Sure but we already addressed this. Chromium != Chrome. OTOH if you are concerned that it’s ‘close enough’ then presumably one would have the same concern with Brave.
No worries. Thanks for the new screenshots, the first two are from Chromium?
Merry Christmas!
So it certainly does look like a typical certificate mismatch issue; so the efforts above have not been in vain.
However one thing I notice, and let me know if I’m off here, I might be missing something due to the translation – but the certificate presented by the site is for ‘myNode.local’ , whereas the 2nd screenshot shows ‘org-myNode’, is that the site listed as the CN (or a SAN) in the imported certificate?
As I said from the begining, I have no clue about certificates. You are right, they have a different name, but at least I think this is not the problem.
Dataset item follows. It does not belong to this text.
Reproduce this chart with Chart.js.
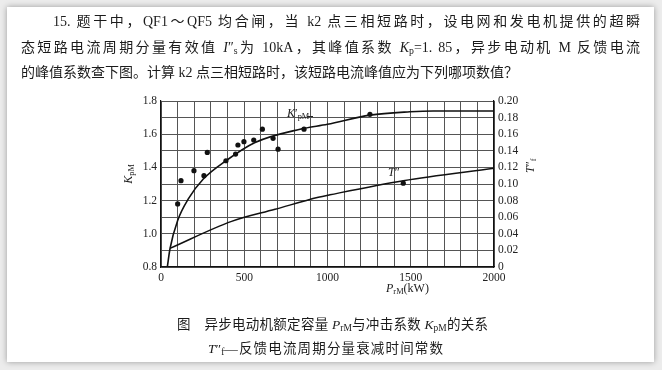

Understood. However there might be multiple issues here – I think you are encountering the first now, and there could be a second one later.
With certificate validation, your browser essentially wants to check these two things (among others, but these are common):
Is the shown certificate issued by an authority (Certificate Authority) whom I trust?
If so, is the shown certificate actually for the site I am visiting? (For example, if paypal.com and mybank.com both get their certs from the same issuer, and you already trust that issuer, it would still be an error for the mybank.com certificate to be shown by paypal.com.)
In your case, if you are being shown a ‘self-signed’ certificate and it is ‘issued’ (created) by an untrusted CA – in this case, probably some process that only exists locally on the web server – then your browser has no reason to trust that CA (issuer), unless you forcibly tell it that it must. The public example here is https://self-signed.badssl.com/ .
On top of that, even if your browser does trust the issuer, if the certificate was created for a hostname that is different from the one you are visiting (mybank.com vs. paypal.com), that will also fail validation. The name of the visited site must be in the ‘CN’ (Common Name) or ‘SAN’ (Subject Alternative Name) fields of the certificate, or match a wildcard (*.paypal.com) if the certificate was created with one. Public example, https://wrong.host.badssl.com/ .
But we can deal with one thing at a time.
In this case your browser is just trying to validate the site’s certificates. The site is not also trying to validate the browser’s certificates (I don’t believe). So, since the client browser is not trying to also prove its own identity (mutual authentication scenario), there is no need for it to import any private keys or private certificates. It only needs to be told to trust the public key of the CA.